Lindquist & Vennum, a Minneapolis law firm, hired her in 1974 and just two years later Gov. Wendell Anderson appointed her as a municipal court judge in Hennepin County. Gov. Rudy Perpich promoted her to the Hennepin district court bench in 1978 and two years later President Jimmy Carter appointed her to one of two new federal judgeships in Minnesota. She became chief judge in 1992.

The late Robert Sheran, a 1936 St. Thomas alumnus who served as chief justice of the Minnesota Supreme Court in the 1970s, wasn’t surprised at Murphy’s remarkably quick ascent from law school graduate to the federal bench. She was “extraordinarily intelligent, industrious and objective – plus she has a real good feeling for people,” he told St. Thomas magazine. “She doesn’t put her common sense away when she deals with legal problems.”

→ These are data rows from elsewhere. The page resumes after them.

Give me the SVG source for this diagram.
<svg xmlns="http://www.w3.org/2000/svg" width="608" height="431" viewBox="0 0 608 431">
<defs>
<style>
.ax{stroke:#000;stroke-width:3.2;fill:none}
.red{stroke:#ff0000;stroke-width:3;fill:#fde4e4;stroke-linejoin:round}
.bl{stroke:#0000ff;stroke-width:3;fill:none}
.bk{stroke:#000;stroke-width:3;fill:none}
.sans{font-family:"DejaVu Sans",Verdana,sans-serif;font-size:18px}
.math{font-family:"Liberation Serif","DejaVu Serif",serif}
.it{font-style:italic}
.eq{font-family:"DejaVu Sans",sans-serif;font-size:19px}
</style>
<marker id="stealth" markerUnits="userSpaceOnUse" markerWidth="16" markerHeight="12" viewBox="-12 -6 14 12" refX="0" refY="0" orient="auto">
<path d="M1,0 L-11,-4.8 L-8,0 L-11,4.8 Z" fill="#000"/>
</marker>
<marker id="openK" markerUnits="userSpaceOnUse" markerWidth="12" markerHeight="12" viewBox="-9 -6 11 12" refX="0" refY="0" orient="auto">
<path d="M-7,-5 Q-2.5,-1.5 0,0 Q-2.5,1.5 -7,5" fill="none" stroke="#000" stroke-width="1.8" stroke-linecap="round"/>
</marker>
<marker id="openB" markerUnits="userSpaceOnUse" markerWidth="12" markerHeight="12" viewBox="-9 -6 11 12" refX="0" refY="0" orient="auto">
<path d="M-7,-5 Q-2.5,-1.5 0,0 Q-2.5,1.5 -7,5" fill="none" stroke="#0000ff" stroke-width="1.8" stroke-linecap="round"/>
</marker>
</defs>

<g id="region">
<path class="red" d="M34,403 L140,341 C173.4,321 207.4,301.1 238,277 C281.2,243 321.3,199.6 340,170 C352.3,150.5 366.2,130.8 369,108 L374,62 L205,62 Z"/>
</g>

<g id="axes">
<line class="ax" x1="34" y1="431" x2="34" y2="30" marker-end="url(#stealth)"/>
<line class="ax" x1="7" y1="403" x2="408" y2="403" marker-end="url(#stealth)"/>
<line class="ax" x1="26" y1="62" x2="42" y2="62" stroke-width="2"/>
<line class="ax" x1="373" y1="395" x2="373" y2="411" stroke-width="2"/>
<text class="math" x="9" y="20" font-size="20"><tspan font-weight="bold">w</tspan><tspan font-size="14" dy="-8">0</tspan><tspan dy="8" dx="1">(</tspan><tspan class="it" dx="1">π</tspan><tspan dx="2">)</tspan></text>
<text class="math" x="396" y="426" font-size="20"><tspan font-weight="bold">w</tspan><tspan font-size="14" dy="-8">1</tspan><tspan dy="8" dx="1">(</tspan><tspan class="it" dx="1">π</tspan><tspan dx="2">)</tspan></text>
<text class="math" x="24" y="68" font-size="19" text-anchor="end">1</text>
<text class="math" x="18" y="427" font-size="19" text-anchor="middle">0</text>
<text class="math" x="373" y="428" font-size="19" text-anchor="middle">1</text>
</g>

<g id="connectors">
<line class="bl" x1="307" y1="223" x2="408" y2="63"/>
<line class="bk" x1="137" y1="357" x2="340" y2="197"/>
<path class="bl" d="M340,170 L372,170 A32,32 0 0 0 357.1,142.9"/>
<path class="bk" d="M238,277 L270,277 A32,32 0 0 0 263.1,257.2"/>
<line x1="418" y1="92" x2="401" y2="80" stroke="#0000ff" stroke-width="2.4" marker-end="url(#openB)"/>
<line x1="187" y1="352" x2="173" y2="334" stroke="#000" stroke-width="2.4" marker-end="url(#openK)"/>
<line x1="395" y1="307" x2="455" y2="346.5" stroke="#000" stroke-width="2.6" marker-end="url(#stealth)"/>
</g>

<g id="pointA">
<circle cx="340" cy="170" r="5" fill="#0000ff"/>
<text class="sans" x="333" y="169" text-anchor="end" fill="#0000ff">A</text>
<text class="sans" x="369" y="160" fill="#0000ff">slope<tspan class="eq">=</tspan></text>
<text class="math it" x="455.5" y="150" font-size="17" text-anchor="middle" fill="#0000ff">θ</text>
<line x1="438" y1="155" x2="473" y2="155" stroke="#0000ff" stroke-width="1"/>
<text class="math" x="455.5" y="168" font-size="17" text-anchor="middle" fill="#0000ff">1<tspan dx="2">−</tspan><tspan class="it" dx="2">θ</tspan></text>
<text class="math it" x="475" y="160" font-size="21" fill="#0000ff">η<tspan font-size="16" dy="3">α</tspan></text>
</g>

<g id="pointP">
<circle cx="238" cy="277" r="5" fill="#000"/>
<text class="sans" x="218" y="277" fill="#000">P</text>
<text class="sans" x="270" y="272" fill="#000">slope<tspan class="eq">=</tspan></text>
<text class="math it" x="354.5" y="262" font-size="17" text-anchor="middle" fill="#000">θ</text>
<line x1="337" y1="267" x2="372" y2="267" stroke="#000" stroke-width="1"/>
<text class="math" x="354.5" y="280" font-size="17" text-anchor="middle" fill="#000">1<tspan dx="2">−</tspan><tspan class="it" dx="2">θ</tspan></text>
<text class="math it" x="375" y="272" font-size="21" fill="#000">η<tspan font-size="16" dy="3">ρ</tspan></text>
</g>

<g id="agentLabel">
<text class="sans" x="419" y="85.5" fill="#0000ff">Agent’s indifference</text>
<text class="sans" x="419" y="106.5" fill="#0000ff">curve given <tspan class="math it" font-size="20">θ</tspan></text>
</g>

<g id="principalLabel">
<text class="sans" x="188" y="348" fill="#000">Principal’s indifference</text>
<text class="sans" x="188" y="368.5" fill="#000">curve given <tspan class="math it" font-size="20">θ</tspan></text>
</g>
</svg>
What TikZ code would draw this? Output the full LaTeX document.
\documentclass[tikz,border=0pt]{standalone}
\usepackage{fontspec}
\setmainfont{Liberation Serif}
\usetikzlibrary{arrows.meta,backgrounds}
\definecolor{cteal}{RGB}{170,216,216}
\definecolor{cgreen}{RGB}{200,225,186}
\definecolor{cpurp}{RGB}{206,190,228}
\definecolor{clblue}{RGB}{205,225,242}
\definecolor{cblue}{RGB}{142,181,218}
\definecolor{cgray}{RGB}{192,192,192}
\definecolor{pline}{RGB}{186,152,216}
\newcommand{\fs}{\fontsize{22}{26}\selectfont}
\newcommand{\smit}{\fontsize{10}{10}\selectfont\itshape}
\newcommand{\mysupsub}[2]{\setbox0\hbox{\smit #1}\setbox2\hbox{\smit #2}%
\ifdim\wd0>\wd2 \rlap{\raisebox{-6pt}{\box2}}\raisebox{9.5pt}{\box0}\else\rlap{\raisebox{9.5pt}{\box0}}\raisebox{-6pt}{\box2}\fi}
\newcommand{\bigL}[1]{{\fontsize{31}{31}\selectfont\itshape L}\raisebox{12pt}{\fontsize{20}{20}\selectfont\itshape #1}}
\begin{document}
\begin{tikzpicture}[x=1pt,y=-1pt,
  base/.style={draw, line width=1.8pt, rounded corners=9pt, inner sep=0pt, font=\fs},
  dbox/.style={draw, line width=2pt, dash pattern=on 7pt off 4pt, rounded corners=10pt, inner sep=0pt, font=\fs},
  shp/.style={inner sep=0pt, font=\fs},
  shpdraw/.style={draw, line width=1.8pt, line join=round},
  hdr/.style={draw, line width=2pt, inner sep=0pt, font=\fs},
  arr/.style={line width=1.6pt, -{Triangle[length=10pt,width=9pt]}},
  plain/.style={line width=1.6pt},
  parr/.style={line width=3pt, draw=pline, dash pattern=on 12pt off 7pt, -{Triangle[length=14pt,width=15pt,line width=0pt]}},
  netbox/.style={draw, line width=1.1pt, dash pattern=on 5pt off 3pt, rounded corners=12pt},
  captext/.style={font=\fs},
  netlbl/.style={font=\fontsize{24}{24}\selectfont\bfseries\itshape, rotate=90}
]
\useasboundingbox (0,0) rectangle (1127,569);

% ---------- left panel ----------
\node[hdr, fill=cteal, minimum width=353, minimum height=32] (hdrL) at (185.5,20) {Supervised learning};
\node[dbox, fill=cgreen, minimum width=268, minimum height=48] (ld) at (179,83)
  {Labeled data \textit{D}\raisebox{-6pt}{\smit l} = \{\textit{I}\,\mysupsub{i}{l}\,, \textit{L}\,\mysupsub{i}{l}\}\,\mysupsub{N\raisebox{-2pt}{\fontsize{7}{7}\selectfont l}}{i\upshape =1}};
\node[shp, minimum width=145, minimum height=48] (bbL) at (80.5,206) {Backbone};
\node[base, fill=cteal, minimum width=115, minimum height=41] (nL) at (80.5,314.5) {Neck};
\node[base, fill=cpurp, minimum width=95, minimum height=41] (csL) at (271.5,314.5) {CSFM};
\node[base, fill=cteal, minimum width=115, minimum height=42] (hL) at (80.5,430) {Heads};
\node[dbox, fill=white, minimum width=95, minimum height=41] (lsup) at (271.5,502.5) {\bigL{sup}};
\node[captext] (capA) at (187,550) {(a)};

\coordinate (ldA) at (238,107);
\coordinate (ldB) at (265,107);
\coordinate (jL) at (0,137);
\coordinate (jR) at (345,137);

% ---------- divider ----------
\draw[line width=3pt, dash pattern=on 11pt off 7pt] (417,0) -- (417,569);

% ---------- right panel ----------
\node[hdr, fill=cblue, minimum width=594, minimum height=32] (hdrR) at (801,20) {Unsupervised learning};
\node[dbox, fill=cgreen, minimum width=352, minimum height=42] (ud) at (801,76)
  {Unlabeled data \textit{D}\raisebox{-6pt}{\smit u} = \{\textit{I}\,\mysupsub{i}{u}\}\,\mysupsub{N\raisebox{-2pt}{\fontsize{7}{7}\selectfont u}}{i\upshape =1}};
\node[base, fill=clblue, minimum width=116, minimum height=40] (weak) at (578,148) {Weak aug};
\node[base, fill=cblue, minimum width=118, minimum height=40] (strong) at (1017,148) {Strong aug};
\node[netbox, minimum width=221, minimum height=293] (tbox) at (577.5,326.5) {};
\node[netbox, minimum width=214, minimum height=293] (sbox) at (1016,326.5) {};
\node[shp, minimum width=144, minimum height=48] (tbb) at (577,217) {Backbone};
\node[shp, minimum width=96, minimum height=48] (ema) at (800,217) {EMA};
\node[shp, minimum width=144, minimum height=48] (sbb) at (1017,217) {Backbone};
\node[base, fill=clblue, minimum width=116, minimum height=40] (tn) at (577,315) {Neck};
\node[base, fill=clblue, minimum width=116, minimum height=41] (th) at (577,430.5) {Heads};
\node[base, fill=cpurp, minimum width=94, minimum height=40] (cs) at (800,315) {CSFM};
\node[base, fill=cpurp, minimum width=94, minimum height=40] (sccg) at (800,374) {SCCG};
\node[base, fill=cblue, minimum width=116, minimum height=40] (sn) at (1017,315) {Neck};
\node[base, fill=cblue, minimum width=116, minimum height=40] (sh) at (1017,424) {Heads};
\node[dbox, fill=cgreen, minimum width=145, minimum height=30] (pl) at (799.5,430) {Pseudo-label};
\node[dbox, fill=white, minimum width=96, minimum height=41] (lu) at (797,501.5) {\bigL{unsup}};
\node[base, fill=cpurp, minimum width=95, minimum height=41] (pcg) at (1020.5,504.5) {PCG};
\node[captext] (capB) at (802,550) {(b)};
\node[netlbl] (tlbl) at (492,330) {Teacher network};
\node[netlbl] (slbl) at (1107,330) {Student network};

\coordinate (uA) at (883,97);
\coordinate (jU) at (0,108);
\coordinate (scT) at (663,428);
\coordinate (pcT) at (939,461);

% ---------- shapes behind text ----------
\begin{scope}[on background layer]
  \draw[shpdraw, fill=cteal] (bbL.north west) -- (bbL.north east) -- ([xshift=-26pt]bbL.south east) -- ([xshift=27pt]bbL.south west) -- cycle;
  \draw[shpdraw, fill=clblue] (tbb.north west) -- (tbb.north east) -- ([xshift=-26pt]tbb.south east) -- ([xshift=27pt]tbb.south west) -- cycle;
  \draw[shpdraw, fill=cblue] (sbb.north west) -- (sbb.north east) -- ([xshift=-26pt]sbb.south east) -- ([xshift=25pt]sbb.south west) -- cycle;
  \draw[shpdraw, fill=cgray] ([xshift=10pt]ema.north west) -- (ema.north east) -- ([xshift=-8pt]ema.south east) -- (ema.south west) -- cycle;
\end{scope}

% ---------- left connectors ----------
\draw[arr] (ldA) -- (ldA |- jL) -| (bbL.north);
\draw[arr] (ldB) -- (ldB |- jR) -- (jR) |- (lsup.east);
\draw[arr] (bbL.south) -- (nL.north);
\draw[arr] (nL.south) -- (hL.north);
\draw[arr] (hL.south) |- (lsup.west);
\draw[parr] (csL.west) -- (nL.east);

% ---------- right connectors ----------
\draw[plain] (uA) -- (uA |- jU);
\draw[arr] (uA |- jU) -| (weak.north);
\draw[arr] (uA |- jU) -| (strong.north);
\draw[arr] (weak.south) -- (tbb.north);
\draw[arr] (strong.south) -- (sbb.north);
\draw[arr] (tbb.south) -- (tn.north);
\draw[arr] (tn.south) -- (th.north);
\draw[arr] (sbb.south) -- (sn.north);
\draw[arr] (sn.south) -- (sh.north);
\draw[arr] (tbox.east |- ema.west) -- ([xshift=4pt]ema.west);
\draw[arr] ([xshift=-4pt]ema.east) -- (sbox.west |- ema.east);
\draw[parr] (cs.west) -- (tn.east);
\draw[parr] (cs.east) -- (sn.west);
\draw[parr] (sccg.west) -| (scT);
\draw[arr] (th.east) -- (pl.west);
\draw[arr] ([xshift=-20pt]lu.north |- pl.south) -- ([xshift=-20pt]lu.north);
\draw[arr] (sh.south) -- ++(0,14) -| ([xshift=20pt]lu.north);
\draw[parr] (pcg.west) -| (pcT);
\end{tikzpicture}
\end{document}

President Bill Clinton chose Murphy to fill an opening on the 8th U.S. Circuit Court of Appeals in 1994 – the first woman on that court – and later appointed her chair of the United States Sentencing Commission. She juggled her duties on the bench and the commission, on which she served for five years, with no concerns about the workload.

“You learn how to organize yourself, and part of organization is good time management and setting priorities,” she said. She added with a laugh: “And I don’t play golf!”

She saw her role as a St. Thomas trustee to be an adviser, not a micromanager. She believed the university’s ultimate challenge was to be faithful to its mission as a liberal arts college on the undergraduate level while maintaining the practical vitality of its graduate programs – and doing this “so nothing spins out of control.”

St. Thomas conferred an honorary Doctor of Laws degree on Murphy in 2003, when she spoke at undergraduate commencement. Among her many honors was one from Minnesota Lawyer magazine earlier this year for “Outstanding Service to the Profession.”

Her husband, Joseph Murphy, a broadcast industry and banking executive, died in 2015. Survivors include sons Michael and John and two granddaughters.

A Mass of Christian Burial was at 2 p.m. Tuesday, May 22, at St. Olaf Catholic Church, 215 S. 8th St., in downtown Minneapolis.